Representing Virginia at the Continental Congress
|Birthplace:||Elizabeth City Co. (Hampton), Va.|
|Education:||Informal, Law Studies. (Lawyer, Educator)|
|Work:||Admitted to the Bar in Virginia, 1746; Clerk of the committee on Privileges and Elections of the House of Burgesses, 1747; Attorney General of Virginia, 1753; Member of the House of Burgesses; 1755-65; Member of the Board of Visitors, William and Mary, 1761; Professor of Law, William and Mary, 1769-1789; Elected to Continental Congress, 1775-76; Speaker of the Virginia House, 1777-78; Judge of the Chancery Court of Virginia, 1789-1806|
|Died:||June 8, 1806|
George Wythe was one of the very most distinguished men of his age, yet due to his modesty and quiet dignity, we learn little about him from the history books. He was born in Elizabeth County Virginia, in 1726, of a wealthy agricultural family. His father died when George was three, but his mother, who was extraordinarily well educated for a woman of that day, tutored him in the classics in a manner that would take him far indeed. His mother died when he was still a teenager and his oldest brother, who took no interest in George, inherited the family property. George entered the college of William and Mary but was unable to keep up with the fees. He dropped out and then managed to secure a study of law at the office of a Stephen Dewey. His studies were so successful that he was admitted to the bar in Spottsylvania County in 1746, at the age of 20.
Everyone who came into contact with him was impressed. He was appointed clerk to the Committee which formed the rules of conduct and elections in the House of Burgesses in 1746. In 1753 the Royal Governor of Virginia made him Attorney General, to fill the shoes of Peyton Randolph while he traveled to England. In 1755 Wythe was elected to represent Williamsburg at the House of Burgesses. At that time, his oldest brother died, and he inherited the family farm. Wythe served in the House of Burgesses until it was dissolved, on the eve of the revolution.

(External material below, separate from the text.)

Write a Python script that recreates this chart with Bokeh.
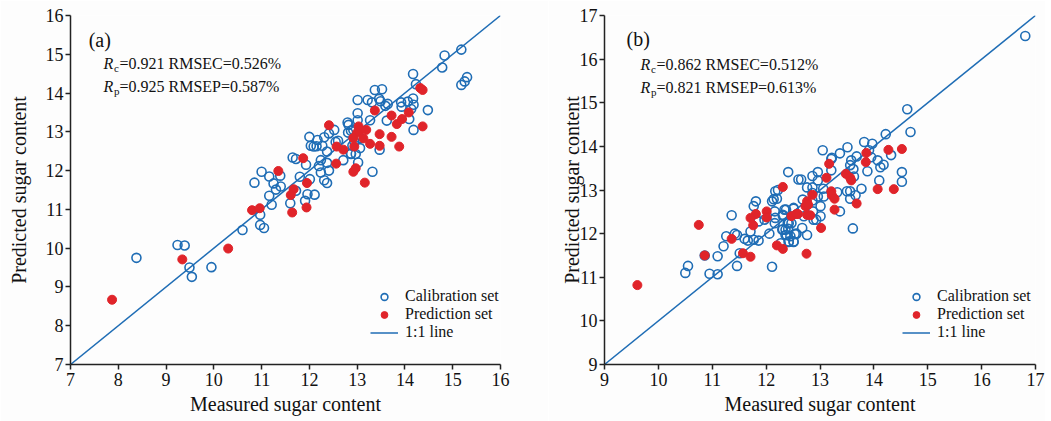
from bokeh.plotting import figure
from bokeh.models import Range1d, FixedTicker, Label, Legend, LegendItem
from bokeh.layouts import row
from bokeh.embed import file_html
from bokeh.resources import INLINE

# ---------------- data: panel (a) ----------------
a_cal_x = [8.38, 9.24, 9.39, 9.49, 9.54, 9.95, 10.60, 10.85, 10.97, 10.97, 11.05, 11.00, 11.16, 11.25, 11.30,
           11.16, 11.21, 11.39, 11.40, 11.65, 11.72, 11.93, 11.80, 11.72, 11.60, 11.91, 11.96, 12.11, 12.01, 12.20,
           12.24, 12.37, 12.41, 12.24, 12.31, 12.37, 12.71, 12.87, 13.32, 13.02, 12.00, 12.03, 12.09, 12.15, 12.17,
           12.27, 12.31, 12.41, 12.52, 12.55, 12.60, 12.37, 12.80, 12.82, 12.81, 12.87, 12.92, 13.01, 13.01, 13.06,
           12.94, 12.90, 13.06, 12.87, 12.97, 13.01, 13.22, 13.31, 13.37, 13.52, 13.46, 13.49, 13.59, 13.64, 13.27,
           13.62, 13.92, 13.93, 14.06, 14.17, 14.18, 14.13, 14.09, 14.18, 14.48, 13.47, 14.17, 14.23, 14.83, 14.78,
           15.18, 15.30, 15.25, 15.18]
a_cal_y = [9.75, 10.08, 10.07, 9.50, 9.26, 9.51, 10.47, 11.69, 10.86, 10.60, 10.52, 11.97, 11.85, 11.67, 11.51,
           11.35, 11.12, 11.87, 11.59, 12.34, 12.30, 12.15, 11.84, 11.48, 11.16, 11.22, 11.39, 11.38, 11.78, 12.12,
           12.27, 12.20, 12.00, 11.95, 11.75, 11.68, 12.27, 12.43, 11.97, 12.21, 12.87, 12.64, 12.62, 12.63, 12.79,
           12.64, 12.86, 12.96, 13.05, 12.74, 12.77, 12.49, 13.24, 13.18, 12.98, 13.03, 13.05, 13.48, 13.30, 12.84,
           12.75, 12.64, 12.58, 12.44, 12.43, 13.82, 13.82, 13.76, 14.08, 14.10, 13.85, 13.79, 13.67, 13.72, 13.30,
           13.29, 13.76, 13.65, 13.78, 13.86, 13.70, 13.59, 13.33, 13.05, 13.56, 12.54, 14.49, 14.23, 14.97, 14.66,
           15.12, 14.41, 14.30, 14.21]
a_pre_x = [7.87, 9.34, 10.30, 10.80, 10.96, 11.35, 11.87, 11.67, 11.61, 11.64, 11.94, 11.95, 12.56, 12.92, 12.97,
           13.16, 12.41, 12.57, 12.71, 13.03, 13.06, 13.00, 12.92, 13.13, 13.19, 12.94, 13.37, 13.72, 13.83, 13.94,
           14.08, 14.37, 13.47, 13.72, 13.88, 13.47, 13.27, 14.32, 14.37]
a_pre_y = [8.67, 9.71, 9.99, 10.98, 11.03, 11.99, 12.32, 11.52, 11.37, 10.92, 11.05, 11.68, 12.18, 11.97, 12.06,
           11.69, 13.17, 12.62, 12.54, 13.14, 13.05, 12.98, 12.84, 12.83, 13.05, 12.62, 13.55, 13.42, 13.20, 13.33,
           13.50, 13.14, 12.94, 12.87, 12.62, 12.64, 12.69, 14.13, 14.08]

# ---------------- data: panel (b) ----------------
b_cal_x = [10.50, 10.55, 10.95, 11.10, 10.86, 11.10, 11.46, 11.51, 12.11, 11.36, 11.26, 11.21, 11.42, 11.46, 11.60,
           11.66, 11.77, 11.86, 11.71, 11.77, 11.81, 11.86, 11.97, 12.06, 12.11, 12.14, 12.20, 12.17, 12.22, 12.41,
           12.16, 12.17, 12.16, 12.34, 12.31, 12.51, 12.60, 12.42, 12.36, 12.30, 12.38, 12.45, 12.56, 12.42, 12.51,
           12.27, 14.62, 14.68, 14.22, 13.82, 13.97, 13.51, 13.37, 13.05, 13.21, 13.91, 13.95, 14.07, 14.18, 14.12,
           14.32, 13.68, 13.58, 13.62, 13.88, 14.10, 14.52, 14.52, 13.77, 13.37, 13.61, 13.63, 13.50, 13.56, 13.56,
           13.66, 13.21, 12.96, 12.86, 12.65, 12.96, 12.76, 12.86, 13.06, 12.86, 13.32, 13.07, 12.96, 12.86, 12.68,
           12.51, 12.37, 13.01, 12.70, 13.01, 12.88, 12.93, 12.31, 12.40, 12.47, 12.67, 12.31, 12.36, 12.56, 12.76,
           12.42, 12.51, 13.22, 13.56, 12.87, 12.41, 12.53, 16.81]
b_cal_y = [11.10, 11.26, 11.08, 11.07, 11.50, 11.48, 11.26, 11.55, 11.24, 12.42, 11.94, 11.71, 12.00, 11.97, 11.88,
           11.84, 11.86, 11.84, 12.05, 12.63, 12.74, 12.28, 12.32, 12.00, 12.74, 12.79, 12.80, 12.97, 13.00, 13.41,
           12.51, 12.36, 12.24, 12.55, 12.41, 12.57, 13.24, 12.24, 12.09, 12.09, 11.97, 11.94, 11.99, 11.82, 11.82,
           11.78, 14.85, 14.33, 14.28, 14.10, 14.06, 13.98, 13.84, 13.91, 13.71, 13.91, 13.75, 13.68, 13.58, 13.52,
           13.80, 13.77, 13.68, 13.48, 13.43, 13.22, 13.41, 13.19, 13.03, 12.51, 12.12, 13.31, 12.97, 12.97, 12.80,
           12.88, 13.45, 13.41, 13.32, 13.24, 13.22, 13.06, 13.06, 13.03, 12.93, 12.95, 12.85, 12.85, 12.76, 12.78,
           12.59, 12.55, 12.63, 12.40, 12.40, 12.32, 12.32, 12.43, 12.24, 12.24, 12.13, 12.10, 11.97, 12.00, 11.97,
           11.81, 11.81, 13.74, 13.57, 12.51, 12.11, 11.99, 16.53]
b_pre_x = [9.61, 10.86, 11.57, 11.71, 10.75, 11.36, 11.76, 11.81, 11.71, 12.01, 12.01, 12.31, 12.47, 12.56, 12.20,
           12.31, 13.86, 14.27, 14.52, 13.85, 14.07, 14.37, 13.68, 13.48, 13.56, 13.58, 13.17, 13.12, 13.21, 13.22,
           13.27, 12.86, 12.76, 12.73, 13.27, 12.76, 12.82, 13.02, 12.75, 12.59, 12.78]
b_pre_y = [10.82, 11.50, 11.55, 11.47, 12.20, 11.88, 12.19, 12.45, 12.36, 12.51, 12.37, 13.07, 12.40, 12.45, 11.73,
           11.65, 13.85, 13.92, 13.94, 13.64, 13.02, 13.02, 12.69, 13.37, 13.28, 13.22, 13.60, 13.28, 12.97, 12.88,
           12.80, 12.89, 12.74, 12.63, 12.55, 12.43, 12.42, 12.13, 11.54, 12.45, 12.66]

a_limits = [7, 16]
b_limits = [9, 17]
a_ticks = list(range(7, 17))
b_ticks = list(range(9, 18))
a_stats = ["c", "=0.921 RMSEC=0.526%", "p", "=0.925 RMSEP=0.587%"]
b_stats = ["c", "=0.862 RMSEC=0.512%", "p", "=0.821 RMSEP=0.613%"]

BLUE = "#1f6db5"
RED = "#e0242a"
FONT = "Liberation Serif"
BG = "#fdfdfd"


def make_panel(cal_x, cal_y, pre_x, pre_y, limits, ticks, stats, tag, width, bl, br,
               ylab_standoff, tag_xy, stat_xy, leg_loc):
    p = figure(width=width, height=421, output_backend="svg", toolbar_location=None,
               x_range=Range1d(limits[0], limits[1]), y_range=Range1d(limits[0], limits[1]),
               min_border_left=bl, min_border_right=br, min_border_top=15, min_border_bottom=57,
               background_fill_color=BG, border_fill_color=BG)
    p.outline_line_color = None
    p.grid.visible = False
    for ax in (p.xaxis[0], p.yaxis[0]):
        ax.ticker = FixedTicker(ticks=ticks)
        ax.minor_tick_line_color = None
        ax.major_tick_in = 0
        ax.major_tick_out = 5
        ax.axis_line_color = "#222222"
        ax.axis_line_width = 1.5
        ax.major_tick_line_color = "#222222"
        ax.major_tick_line_width = 1.5
        ax.major_label_text_font = FONT
        ax.major_label_text_font_size = "18px"
        ax.major_label_text_color = "#111111"
        ax.axis_label_text_font = FONT
        ax.axis_label_text_font_size = "20px"
        ax.axis_label_text_font_style = "normal"
        ax.axis_label_text_color = "#111111"
    p.xaxis.major_label_standoff = 3
    p.xaxis.axis_label_standoff = 4
    p.yaxis.major_label_standoff = 2
    p.yaxis.axis_label_standoff = ylab_standoff
    p.xaxis.axis_label = "Measured sugar content"
    p.yaxis.axis_label = "Predicted sugar content"

    line = p.line(limits, limits, line_color=BLUE, line_width=1.5)
    cal = p.scatter(cal_x, cal_y, marker="circle", size=9, fill_color=None,
                    line_color=BLUE, line_width=1.6)
    pre = p.scatter(pre_x, pre_y, marker="circle", size=9, fill_color=RED,
                    line_color=RED, line_width=1)

    legend = Legend(items=[LegendItem(label="Calibration set", renderers=[cal]),
                           LegendItem(label="Prediction set", renderers=[pre]),
                           LegendItem(label="1:1 line", renderers=[line])],
                    location=leg_loc, padding=0, margin=0, spacing=0,
                    glyph_width=28, glyph_height=17, label_height=17, label_standoff=7,
                    border_line_color=None, background_fill_alpha=0,
                    label_text_font=FONT, label_text_font_size="16px",
                    label_text_color="#111111")
    p.add_layout(legend)

    p.add_layout(Label(x=tag_xy[0], y=tag_xy[1], text=tag, text_font=FONT,
                       text_font_size="20px", text_baseline="middle", text_color="#111111"))
    sx, sy, dy = stat_xy
    for i, (sub, rest) in enumerate([(stats[0], stats[1]), (stats[2], stats[3])]):
        yy = sy - i * dy
        p.add_layout(Label(x=sx, y=yy, text="R", text_font=FONT, text_font_style="italic",
                           text_font_size="16px", text_baseline="middle", text_color="#111111"))
        p.add_layout(Label(x=sx, y=yy, x_offset=10.5, y_offset=-4, text=sub, text_font=FONT,
                           text_font_size="11px", text_baseline="middle", text_color="#111111"))
        p.add_layout(Label(x=sx, y=yy, x_offset=16, text=rest, text_font=FONT,
                           text_font_size="16px", text_baseline="middle", text_color="#111111"))
    return p


pa = make_panel(a_cal_x, a_cal_y, a_pre_x, a_pre_y, a_limits, a_ticks, a_stats, "(a)",
                548, 70, 48, 13, (7.38, 15.37), (7.69, 14.75, 0.59), (300, 23))
pb = make_panel(b_cal_x, b_cal_y, b_pre_x, b_pre_y, b_limits, b_ticks, b_stats, "(b)",
                497, 56, 10, -6, (9.41, 16.46), (9.67, 15.87, 0.53), (298, 23))

layout = row(pa, pb)
open("out.html", "w").write(file_html(layout, INLINE))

His most valuable contribution to the new nation was his involvement in education. This began in 1761 when he was elected to the Board of Visitors at the College of William and Mary. Eight years later the man who could never gain a degree for want of the money to do it with, became America's first Professor of Law. His students included Thomas Jefferson, Henry Clay, James Monroe, John Marshal, and several dozen other distinguished public servants. He taught for twenty years and admitted to no greater love than that of forming young minds.
In 1775 Wythe was elected to attend the Continental Congress. He served for two years, voted in favor of the Resolution, and for the Declaration. In 1776 he was called back to Virginia in order to help form the new government. He was elected Speaker of the Virginia House of Delegates in 1777. The following year he was made one of the three Chancellors of the State of Virginia, a post that he served in for the rest of his life. George Wythe was revered as a man on great honor and integrity. He was a republican in all things, and a quiet abolitionist. He freed his slaves and made provisions for their support until they could earn a living for themselves. This ended in tragedy-and that tragedy would cost Wythe his own life. A young member of his family, on discovering that Wythe had conditionally willed part of the family property to his slaves, decided to enlarge his own share by poisoning them with arsenic. He incidentally murdered George Wythe in the process. Wythe died on June 8, 1806 at the age of 80.